What the communities need

Action Against Desertification has not left any of the sites it operates northern Burkina – there are 104 in 60 villages. An estimated 14 000 hectares of land are planted and being brought under restoration. And the communities are staying too - a sign that the approach of putting them at the heart of restoration is paying off.

Not only was the plot in Gargaboulé chosen in consultation with the community. The species too were selected based on what the villagers need. Trees like the Acacia or Balanites and fast-growing fodder grasses provide vital services and are also a valuable source of income.

Action Against Desertification helps communities in planting the right species in the right place. The know-how is based on the latest plant science, essential to have an impact in this area, part of Africa’s Great Green Wall, where land is often so severely degraded that nature needs a helping hand to be restored.

Sacande points out some farmers cutting grass and binding it into bales. “You can use grass to feed your animals, or go to the market and sell it,” he says.

Transforming the Sahel

The success in Garbaboulé and the threat of terrorism have reinforced Sacande’s conviction that land restoration is urgent and vital to bring about a transformation that can rid the Sahel from its long-time woes of hunger and poverty, compounded by the challenges of climate change and conflict.

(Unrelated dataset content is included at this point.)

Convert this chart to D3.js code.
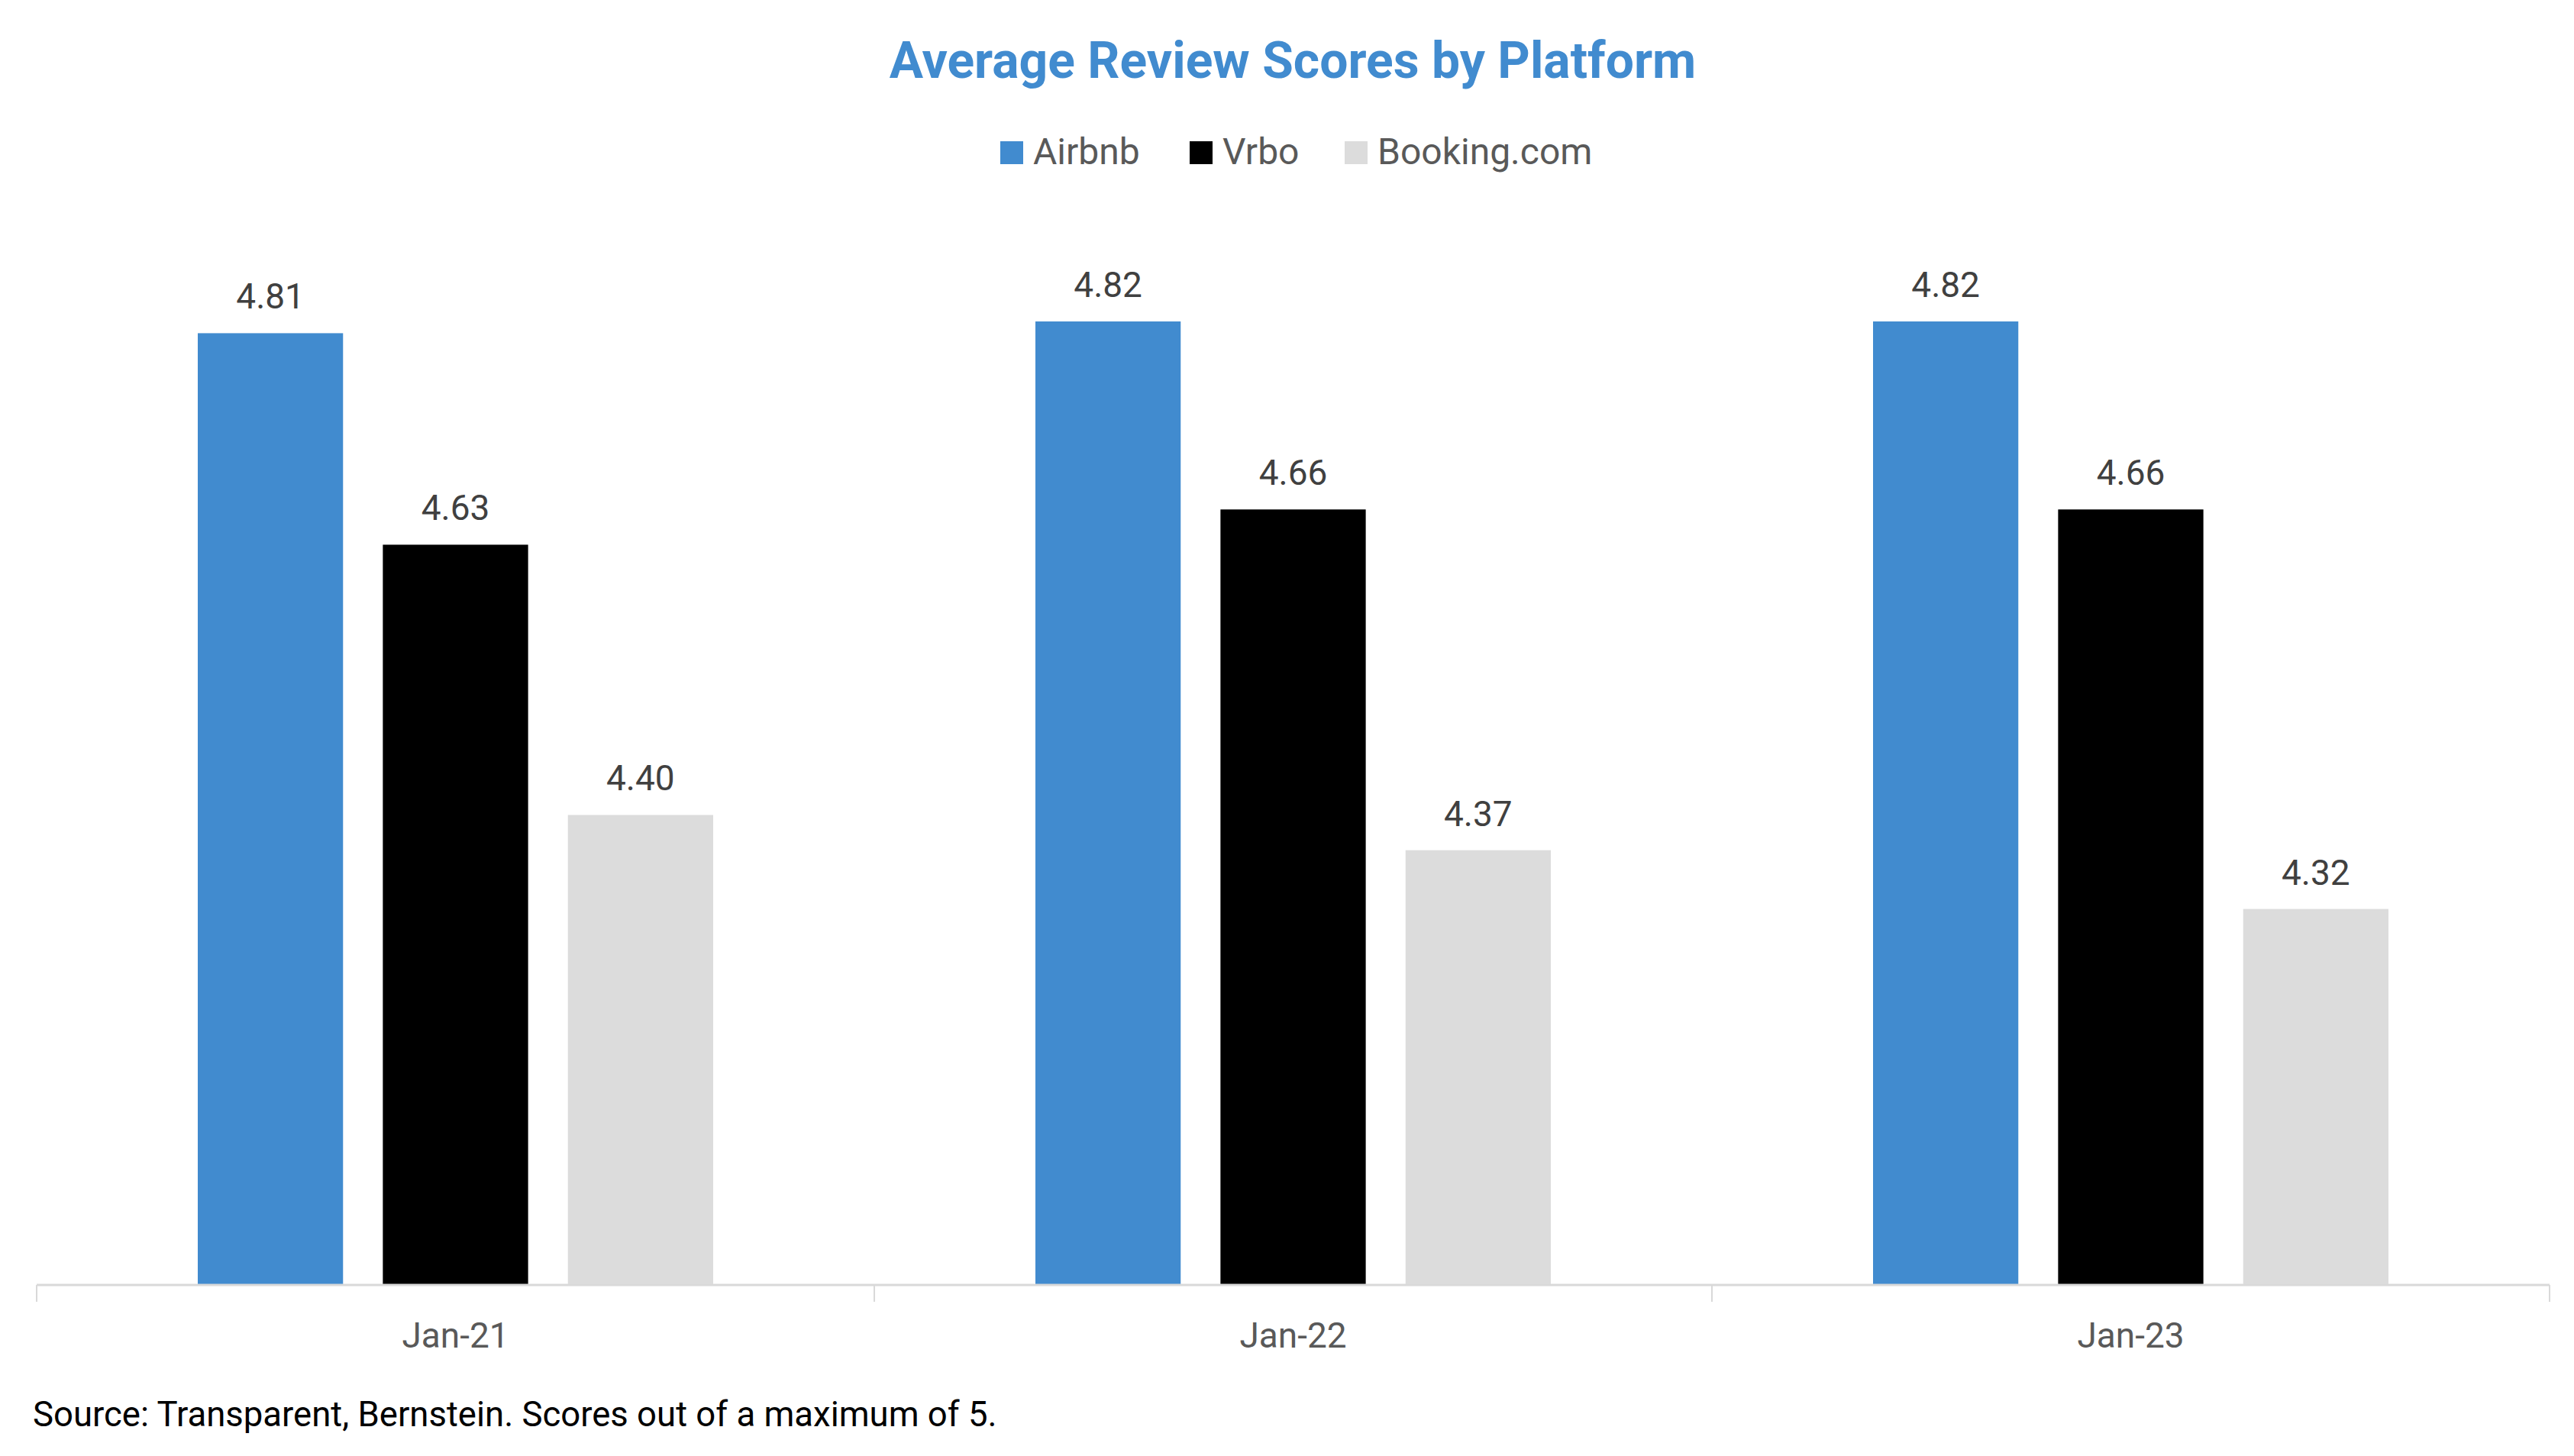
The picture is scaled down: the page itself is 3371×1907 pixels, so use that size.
<!DOCTYPE html>
<html>
<head>
<meta charset="utf-8">
<script src="https://cdn.jsdelivr.net/npm/d3@7"></script>
<style>
  html, body { margin: 0; padding: 0; background: #fff; }
  text { font-family: Roboto, "Liberation Sans", sans-serif; }
</style>
</head>
<body>
<div id="chart"></div>
<script>
// chart values
const categories = ['Jan-21', 'Jan-22', 'Jan-23'];
const seriesNames = ['Airbnb', 'Vrbo', 'Booking.com'];
const airbnb = [4.81, 4.82, 4.82];
const vrbo = [4.63, 4.66, 4.66];
const booking = [4.40, 4.37, 4.32];
const seriesValues = [airbnb, vrbo, booking];
const colors = ['#418bcf', '#000000', '#dcdcdc'];

const width = 3371;
const height = 1907;

const svg = d3.select('#chart').append('svg')
    .attr('width', width)
    .attr('height', height);

// scales
const x0 = d3.scaleBand().domain(categories).range([48, 3339]).padding(0);
const x1 = d3.scaleBand().domain(seriesNames)
    .range([211, x0.bandwidth() - 211])
    .paddingInner(0.215);
const y = d3.scaleLinear().domain([4, 5]).range([1683, 144]);

// title
svg.append('text')
    .attr('x', 1693)
    .attr('y', 102)
    .attr('text-anchor', 'middle')
    .attr('font-size', 66)
    .attr('font-weight', 700)
    .attr('fill', '#418bcf')
    .text('Average Review Scores by Platform');

// legend
const legendItems = [
    { name: 'Airbnb', x: 1310 },
    { name: 'Vrbo', x: 1558 },
    { name: 'Booking.com', x: 1761 }
];
const legend = svg.append('g');
legendItems.forEach((item, i) => {
    legend.append('rect')
        .attr('x', item.x)
        .attr('y', 185)
        .attr('width', 30)
        .attr('height', 30)
        .attr('fill', colors[i]);
    legend.append('text')
        .attr('x', item.x + 43)
        .attr('y', 215)
        .attr('font-size', 48)
        .attr('fill', '#595959')
        .text(item.name);
});

// bars
const groups = svg.selectAll('g.group')
    .data(categories)
    .enter()
    .append('g')
    .attr('class', 'group')
    .attr('transform', (d) => `translate(${x0(d)},0)`);

groups.selectAll('rect')
    .data((d, ci) => seriesNames.map((s, si) => ({ series: s, value: seriesValues[si][ci], si: si })))
    .enter()
    .append('rect')
    .attr('x', (d) => x1(d.series))
    .attr('y', (d) => y(d.value))
    .attr('width', x1.bandwidth())
    .attr('height', (d) => y(4) - y(d.value))
    .attr('fill', (d) => colors[d.si]);

// data labels
groups.selectAll('text.label')
    .data((d, ci) => seriesNames.map((s, si) => ({ series: s, value: seriesValues[si][ci] })))
    .enter()
    .append('text')
    .attr('class', 'label')
    .attr('x', (d) => x1(d.series) + x1.bandwidth() / 2)
    .attr('y', (d) => y(d.value) - 32)
    .attr('text-anchor', 'middle')
    .attr('font-size', 46)
    .attr('fill', '#404040')
    .text((d) => d.value.toFixed(2));

// x axis
const xAxis = d3.axisBottom(x0).tickSize(0).tickPadding(0);
const axisG = svg.append('g')
    .attr('transform', `translate(0,${y(4)})`)
    .call(xAxis);
axisG.select('.domain').remove();
axisG.append('line')
    .attr('x1', 48).attr('x2', 3339)
    .attr('y1', 0).attr('y2', 0)
    .attr('stroke', '#d9d9d9')
    .attr('stroke-width', 3);
axisG.selectAll('.tick line').remove();
const edges = categories.map((c) => x0(c)).concat([x0.range()[1]]);
axisG.selectAll('line.edge')
    .data(edges)
    .enter()
    .append('line')
    .attr('class', 'edge')
    .attr('x1', (d) => d).attr('x2', (d) => d)
    .attr('y1', 0).attr('y2', 22)
    .attr('stroke', '#d9d9d9')
    .attr('stroke-width', 2);
axisG.selectAll('.tick text')
    .attr('y', 82)
    .attr('dy', 0)
    .attr('font-size', 46)
    .attr('font-family', 'Roboto, sans-serif')
    .attr('fill', '#595959');

// source note
svg.append('text')
    .attr('x', 43)
    .attr('y', 1868)
    .attr('font-size', 45.5)
    .attr('fill', '#000')
    .text('Source: Transparent, Bernstein. Scores out of a maximum of 5.');
</script>
</body>
</html>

Added to the evidence from the ground here, Action Against Desertification’s most recent study shows that it can be done, he says. The potential for restoration in Burkina’s Sahel region is over 1 million hectares - an area big enough to make the country self-sufficient in food. Any improvement in the condition of that area has multiple benefits – increased biomass, carbon sequestration, employment opportunities - that are vital to improve the lives of rural communities.

And what about the economic returns of developing dryland products? The multiple applications of gum Arabic not only include ink, but soft drinks and candy to name just a few. Or shea butter, widely used in cosmetics?

Overall, it is estimated that Action Against Desertification has brought 53 000 hectares of degraded land under restoration in five years and reached 700 000 small-scale farmers and their families in eight countries in Africa, the Caribbean and the Pacific.

Moctar Sacande knows that this is only the beginning. “Now, this model has to be brought to scale,” he says. “We need to mobilise political support to make this a priority and get the necessary investments in place. Then, a big transformation is possible.”